The battered, jobless U.S. economy took a turn for the worse this past week as President Obama prepared to offer another bag of bromides that looked like the failed remedies he has tried before.
As the near-comatose economy spiraled into a full-blown crisis for the country and his precarious presidency, hopeful signs of life were hard to find in the flat-lined data on jobs and growth.
The economy is so bad that even the administration admits things will not get better anytime soon, desperately looking for a lifeline but finding none in a deeply divided Congress that took August off while the economy grew weaker.
A recent White House Office of Management and Budget (OMB) report says the 9.1 percent jobless rate will likely persist through 2012 when Obama will be up for re-election. And the administration has lowered its economic growth forecasts to a mediocre 1 percent, which may be optimistic. The economy barely grew by 0.8 percent in the first half of the year.
But the unemployment rate is really just a small part of Obama's failing economic report card. In addition to the more than 14 million Americans counted as jobless, 8.8 million more need full-time jobs but are forced to accept part-time work, while 2.6 million discouraged workers aren't counted at all because they've given up looking for a job. All told, more than 25 million Americans can't find full-time jobs.
The debate over whether the economy is entering yet another recession is beside the point.

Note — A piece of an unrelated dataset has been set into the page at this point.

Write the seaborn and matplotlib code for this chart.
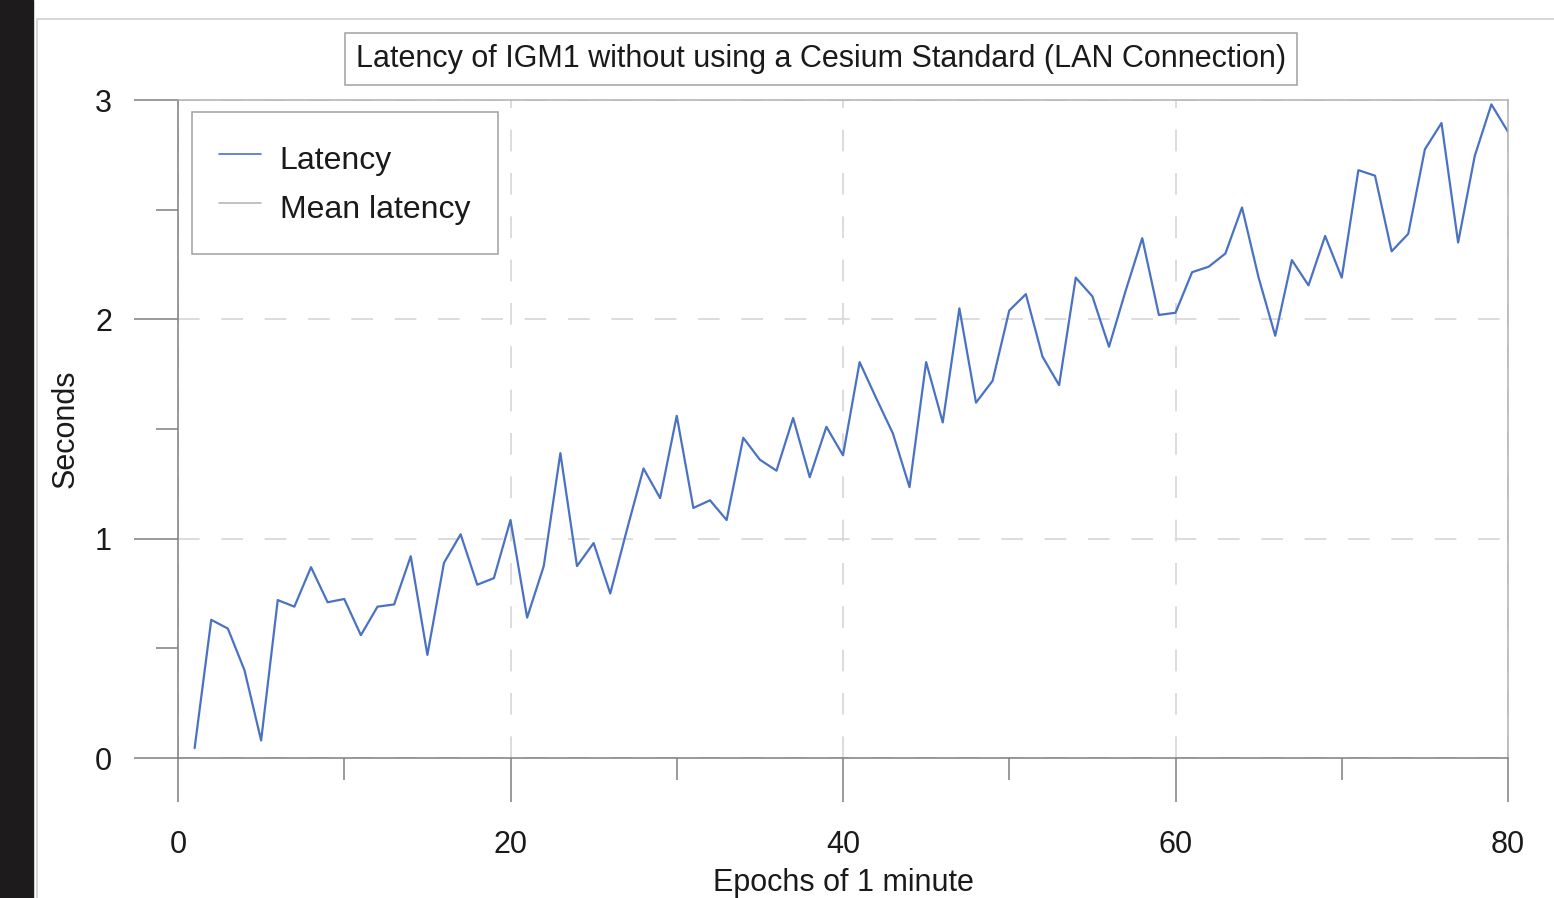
import matplotlib
matplotlib.use("Agg")
import matplotlib.pyplot as plt
from matplotlib.lines import Line2D
from matplotlib.patches import Rectangle
import seaborn as sns
import pandas as pd

# ---- data ----
epochs = list(range(1, 81))
latency = [0.045, 0.63, 0.59, 0.40, 0.08, 0.72, 0.69, 0.87, 0.71, 0.725,
           0.56, 0.69, 0.70, 0.92, 0.47, 0.89, 1.02, 0.79, 0.82, 1.085,
           0.64, 0.875, 1.39, 0.875, 0.98, 0.75, 1.04, 1.32, 1.185, 1.56,
           1.14, 1.175, 1.085, 1.46, 1.36, 1.31, 1.55, 1.28, 1.51, 1.38,
           1.805, 1.64, 1.48, 1.235, 1.805, 1.53, 2.05, 1.62, 1.72, 2.04,
           2.115, 1.83, 1.70, 2.19, 2.105, 1.875, 2.13, 2.37, 2.02, 2.03,
           2.215, 2.24, 2.30, 2.51, 2.19, 1.925, 2.27, 2.155, 2.38, 2.19,
           2.68, 2.655, 2.31, 2.39, 2.775, 2.895, 2.35, 2.745, 2.98, 2.855]
x_major_ticks = [0, 20, 40, 60, 80]
x_minor_ticks = [10, 30, 50, 70]
y_major_ticks = [0, 1, 2, 3]
y_minor_ticks = [0.5, 1.5, 2.5]
series_labels = ["Latency", "Mean latency"]
title = "Latency of IGM1 without using a Cesium Standard (LAN Connection)"
xlabel = "Epochs of 1 minute"
ylabel = "Seconds"

df = pd.DataFrame({"epoch": epochs, "latency": latency})

sns.set_theme(style="white")
plt.rcParams["font.family"] = ["Liberation Sans", "DejaVu Sans"]

W, H = 1554, 898
fig = plt.figure(figsize=(W / 100, H / 100), dpi=100, facecolor="white")
ax = fig.add_axes([178 / W, (H - 758) / H, (1508 - 178) / W, (758 - 100) / H])

blue = "#4a72c4"
light = "#d6d6d6"
txt = "#1a1a1a"
sns.lineplot(data=df, x="epoch", y="latency", ax=ax, color=blue,
             linewidth=1.6, legend=False)

ax.set_xlim(0, 80)
ax.set_ylim(0, 3)
ax.set_xticks(x_major_ticks)
ax.set_xticks(x_minor_ticks, minor=True)
ax.set_yticks(y_major_ticks)
ax.set_yticks(y_minor_ticks, minor=True)

tick_col = "#7f7f7f"
ax.tick_params(axis="both", which="both", bottom=True, left=True,
               top=False, right=False)
ax.tick_params(axis="both", which="major", direction="out", length=31.5,
               width=1.1, color=tick_col, labelsize=22, labelcolor=txt)
ax.tick_params(axis="both", which="minor", direction="out", length=15.5,
               width=1.1, color=tick_col)
ax.tick_params(axis="x", which="major", pad=20)
ax.tick_params(axis="y", which="major", pad=16)

for s in ["left", "bottom"]:
    ax.spines[s].set_color(tick_col)
    ax.spines[s].set_linewidth(1.1)
for s in ["top", "right"]:
    ax.spines[s].set_color("#b0b0b0")
    ax.spines[s].set_linewidth(1.1)

ax.grid(True, which="major", color=light, linewidth=1.2,
        linestyle=(0, (13, 13)))
ax.set_axisbelow(True)

ax.set_xlabel(xlabel, fontsize=22, color=txt, labelpad=6)
ax.set_ylabel(ylabel, fontsize=22, color=txt, labelpad=10)

ax.text((821 - 178) / 1330, (758 - 59) / 658, title, transform=ax.transAxes,
        fontsize=22, color=txt, ha="center", va="center",
        bbox=dict(boxstyle="square,pad=0.37", fc="white",
                  ec="#a0a0a0", lw=1.1))

handles = [Line2D([], [], color=blue, linewidth=1.2),
           Line2D([], [], color="#b8b8b8", linewidth=1.2)]
leg = ax.legend(handles, series_labels, loc="upper left",
                bbox_to_anchor=((192 - 178) / 1330, (758 - 112) / 658),
                borderaxespad=0, fontsize=23, frameon=True, fancybox=False,
                handlelength=1.3, handleheight=1.5, handletextpad=0.6,
                labelspacing=0.3, borderpad=0.85, edgecolor="#a0a0a0",
                framealpha=1)
leg.get_frame().set_linewidth(1.1)
for t in leg.get_texts():
    t.set_color(txt)

# page decorations: dark strip and outer frame
fig.patches.append(Rectangle((0, 0), 33 / W, 1, transform=fig.transFigure,
                             color="#1d1b1b", zorder=-1))
fig.lines.append(Line2D([37 / W, 37 / W, 1], [0, (H - 19) / H, (H - 19) / H],
                        transform=fig.transFigure, color="#d0d0d0", lw=1.2))

fig.savefig("out.png", dpi=100, facecolor="white")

It feels like a recession, and a majority of Americans think we are in a deep recession because of Obama's failed recovery policies.
The Washington Post-ABC News poll reported Tuesday that by better than 2-to-1, "more Americans now say the administration's economic policies are making the economy worse rather than better."
More than six in 10 disapprove of the way Obama is handling the economy, with nearly half of them saying they "strongly" disapprove of the job he is doing.
Democrats are unhappy with the way things are going, too. Those who say things are going in the right direction -- Obama's all-purpose excuse in his first two years -- fell from 60 percent in January to 32 percent now. Fewer than three-fourths of Democrats now approve of the job he is doing.
"We're not in a recession yet, but we're right there at the edge," said Mark Zandi, the respected chief economist at Moody's Analytics, adding that the stock market's nosedive "reflects just how precarious a situation we're in."
It should be clear to everyone by now that Obama doesn't have any idea what kind of growth rate is needed to get the economy up and running at full throttle. Economist Peter Morici says the economy "must add 13.7 million jobs over the next three years -- 381,000 jobs each month -- to bring unemployment down to 6 percent."
Friday's bleak employment report showed the Obama economy added zero net new jobs in August and only 85,000 jobs in July. The economy is barely growing at less than 1 percent, far from the 4 percent to 5 percent economic growth rate that is needed to boost job creation.
If the OMB's forecasts are correct, the economy is not going to break out of its severely lethargic spell before next November's elections. And no president since Franklin Delano Roosevelt has won re-election when the unemployment rate was hovering around 9 percent or more.
Since he enacted his failed $800 billion spending stimulus bill in 2009, Obama has taken several additional steps to jump-start the economy, including a one-year, 2-percentage-point cut in the Social Security payroll tax. All have met with failure.
Thursday night's televised address to a joint session of Congress is expected to call for a one-year extension of that tax cut, plus billions of dollars more to repair highways, bridges, schools, rails, airports and other infrastructure projects, and a jobs tax credit to reward employers who hire additional workers.
Obama has proposed the temporary jobs tax credit before but without any success. Employers aren't hiring because business is poor and they can't afford to enlarge their payroll, or they have little confidence that the economy will improve. The offer of a tax credit is irrelevant in the current economic environment.
Obama's economic policy is trapped in an ideological aversion to cutting income tax rates permanently. Businesses need tax cuts to improve their bottom line, invest in expansion and to unlock venture capital for risk-taking loans.
All of this is missing from Obamanomics, which is about enlarging government instead of enlarging the private business sector and our shrinking labor force.
Republicans, on the other hand, want to broaden the tax base by getting rid of tax loopholes and cutting the tax rates. That is the huge policy gulf that separates the two parties in Congress. In the end, it will probably take an election to decide which course our country takes to get the economy running again. The one we're on certainly isn't working.